FWIW, my slowness is because of quantizing.

I've been using Mistral 7B, and I can get 45 tokens/sec, which is PLENTY fast, but to save VRAM so I can game while doing inference (I run an IRC bot that allows people to talk to Mistral), I quantize to 8 bits, which then brings my inference speed down to ~8 tokens/sec.

For gaming, I absolutely love this card. I can play Cyberpunk 2077 with all the graphics settings set to the maximum and get 120+ fps. Though when playing a much more graphically intense game like that, I certainly need to kill the bot to free up the VRAM. But I can play something simpler like League of Legends and have inference happening while I play with zero impact on game performance.

I also have 128 GB of system RAM. I've thought about loading the model in both 8-bit and 16-bit into system RAM and just swap which one is in VRAM based on if I'm playing a game so that if I'm not playing something, the bot runs significantly faster.

▲

mysteria 6 days ago | parent [-]

Hold on, you're only getting 45 tokens/sec with Mistral 7B on a 5090 of all things? That gets ~240 tokens/sec with Llama 7B quantized to 4 bits on llama.cpp [1] and those models should be pretty similar architecturally.

I don't know exactly how the scaling works here but considering how LLM inference is memory bandwidth limited you should go beyond 100 tokens/sec with the same model and a 8 bit quantization.

1. https://github.com/ggml-org/llama.cpp/discussions/15013

▲

Sohcahtoa82 6 days ago | parent [-]

My understanding is that quantizing lowers memory usage but increases compute usage because it still needs to convert the weights to fp16 on the fly at inference time.

Clearly I'm doing something wrong if it's a net loss in performance for me. I might have to look more into this.
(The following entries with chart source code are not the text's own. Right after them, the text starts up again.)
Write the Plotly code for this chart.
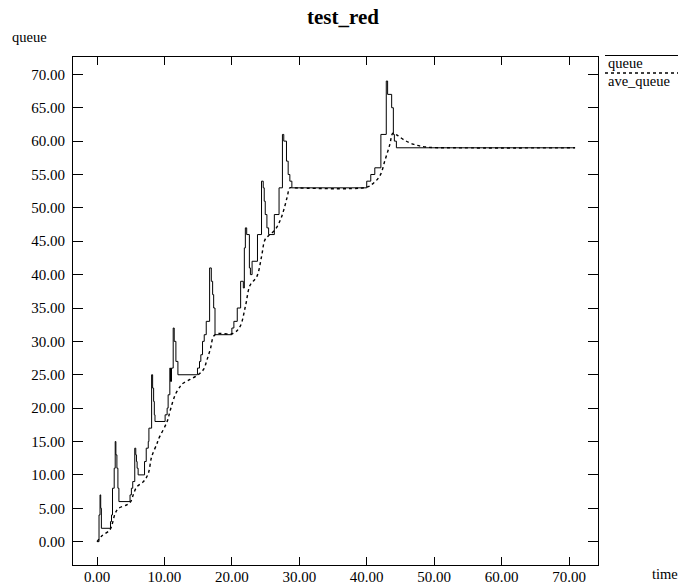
import plotly.graph_objects as go

# queue trace (time, packets) - step values
queue_t = [0.0, 0.3, 0.45, 0.55, 0.65,
           2.0, 2.15, 2.3, 2.55, 2.7, 2.8, 2.95, 3.1, 3.25,
           4.9, 5.1, 5.3, 5.6, 5.75, 5.85, 5.95, 6.1,
           7.05, 7.3, 7.6, 7.7, 8.1, 8.25, 8.4, 8.5, 8.6,
           10.1, 10.4, 10.55, 10.8, 10.9, 11.05, 11.3, 11.45, 11.7, 12.0,
           14.9, 15.2, 15.4, 15.65, 15.9, 16.2, 16.7, 16.95, 17.15, 17.3, 17.5,
           20.0, 20.3, 20.8, 21.3, 21.7, 21.85, 22.0, 22.2, 22.6, 22.75, 23.0, 23.8,
           24.4, 24.65, 24.8, 24.95, 25.2, 25.45, 26.3, 27.0, 27.5, 27.7, 28.1, 28.35,
           28.6, 28.9,
           40.0, 40.6, 41.2, 42.1, 42.9, 43.1, 43.7, 43.95, 44.1, 44.4, 70.9]
queue_v = [0, 4, 7, 5, 2,
           3, 4, 8, 11, 15, 13, 11, 8, 6,
           7, 8, 9, 14, 13, 12, 11, 10,
           12, 14, 15, 17, 25, 23, 21, 19, 18,
           19, 20, 22, 26, 24, 26, 32, 30, 27, 25,
           26, 27, 28, 30, 31, 33, 41, 39, 37, 35, 31,
           32, 33, 35, 39, 38, 44, 47, 46, 41, 40, 42, 46,
           54, 53, 51, 49, 47, 46, 49, 53, 61, 60, 57, 55,
           54, 53,
           54, 55, 56, 61, 69, 67, 65, 61, 60, 59, 59]

# average queue (time, value)
ave_t = [0.0, 0.7, 1.9, 2.3, 2.7, 3.2, 4.4, 5.0, 5.4, 5.9, 6.9, 7.6, 8.1, 8.9,
         9.1, 10.4, 10.9, 11.6, 12.3, 12.6, 13.8, 15.0, 15.8, 16.3, 16.8, 17.5,
         20.2, 21.2, 22.0, 22.7, 23.7, 24.4, 24.9, 25.4, 26.4, 27.2, 27.7, 28.2,
         28.6, 29.0, 40.0, 41.0, 42.0, 42.7, 43.4, 43.9, 44.5, 45.5, 47.0, 48.9,
         52.9, 70.9]
ave_v = [0.0, 0.85, 1.75, 2.8, 4.25, 5.0, 5.5, 6.0, 7.1, 8.2, 9.0, 10.2, 12.7, 14.7,
         15.3, 18.0, 19.8, 22.0, 23.2, 23.6, 24.3, 25.0, 25.8, 27.2, 28.8, 31.0,
         31.2, 32.2, 35.2, 38.4, 39.7, 42.7, 45.2, 45.8, 46.7, 48.2, 49.7, 51.6,
         53.0, 53.0, 53.1, 53.7, 54.9, 57.1, 59.4, 61.2, 60.9, 60.2, 59.5, 59.1,
         59.0, 59.0]

x_ticks = [0, 10, 20, 30, 40, 50, 60, 70]
x_ticktext = ["%.2f" % v for v in x_ticks]
y_ticks = [0, 5, 10, 15, 20, 25, 30, 35, 40, 45, 50, 55, 60, 65, 70]
y_ticktext = ["%.2f" % v for v in y_ticks]

FONT = "'Liberation Serif', 'Times New Roman', 'DejaVu Serif', serif"

fig = go.Figure()
fig.add_trace(go.Scatter(x=queue_t, y=queue_v, mode="lines", line_shape="hv",
                         line=dict(color="black", width=1), name="queue",
                         showlegend=False))
fig.add_trace(go.Scatter(x=ave_t, y=ave_v, mode="lines", line_shape="spline",
                         line=dict(color="black", width=1.4, dash="dot"),
                         name="ave_queue", showlegend=False))

W, H = 678, 584
L, R, T, B = 73, 80, 57, 19
pw, ph = W - L - R, H - T - B


def px(x):
    return (x - L) / pw


def py(y):
    return (H - B - y) / ph


fig.update_layout(
    width=W, height=H,
    template="none",
    paper_bgcolor="white", plot_bgcolor="white",
    margin=dict(l=L, r=R, t=T, b=B, pad=0),
    font=dict(family=FONT, size=14, color="black"),
    title=dict(text="<b>test_red</b>", x=343 / W, xanchor="center",
               y=1 - 17 / H, yanchor="middle", font=dict(size=21, family=FONT)),
    xaxis=dict(range=[-3.56, 74.3], tickvals=x_ticks, ticktext=x_ticktext,
               ticks="inside", ticklen=8, tickwidth=1, tickcolor="black",
               showline=True, linecolor="black", linewidth=1, mirror="allticks",
               showgrid=False, zeroline=False, automargin=False,
               ticklabelstandoff=-2,
               tickfont=dict(family=FONT, size=15)),
    yaxis=dict(range=[-3.5, 72.6], tickvals=y_ticks, ticktext=y_ticktext,
               ticks="inside", ticklen=10, tickwidth=1, tickcolor="black",
               showline=True, linecolor="black", linewidth=1, mirror="allticks",
               showgrid=False, zeroline=False, automargin=False,
               ticklabelstandoff=4, tickfont=dict(family=FONT, size=15)),
    showlegend=False,
)

annotations = [
    dict(text="queue", x=px(10), y=py(37), xanchor="left", yanchor="middle"),
    dict(text="time", x=px(650), y=py(574), xanchor="left", yanchor="middle"),
    dict(text="queue", x=px(606), y=py(63), xanchor="left", yanchor="middle"),
    dict(text="ave_queue", x=px(606), y=py(81), xanchor="left", yanchor="middle"),
]
for a in annotations:
    a.update(xref="paper", yref="paper", showarrow=False,
             font=dict(family=FONT, size=14.5, color="black"))
fig.update_layout(annotations=annotations)

fig.add_shape(type="line", xref="paper", yref="paper", x0=px(605), x1=px(678),
              y0=py(55.5), y1=py(55.5), line=dict(color="black", width=1))
fig.add_shape(type="line", xref="paper", yref="paper", x0=px(605), x1=px(678),
              y0=py(73), y1=py(73), line=dict(color="black", width=1.4, dash="dot"))

fig.write_html("out.html")
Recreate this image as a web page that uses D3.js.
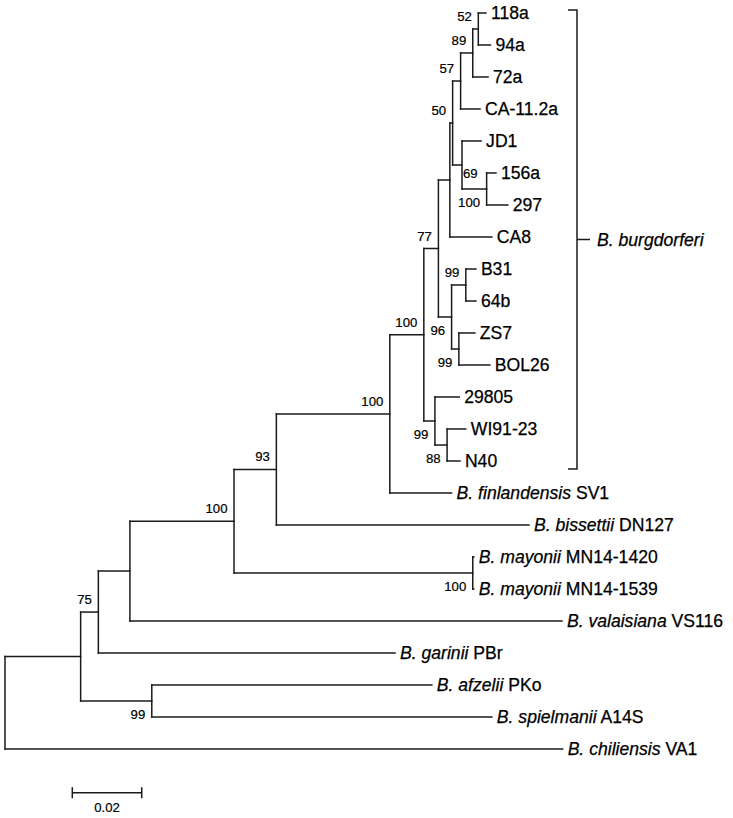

	▲	mysteria 6 days ago \| parent [-]
		Yes it increases compute usage but your 5090 has a hell of a lot of compute and the decompression algorithms are pretty simple. Memory is the bottleneck here and unless you have a strange GPU which has lots of fast memory but very weak compute a quantized model should always run faster. If you're using llama.cpp run the benchmark in the link I posted earlier and see what you get; I think there's something like it for vllm as well.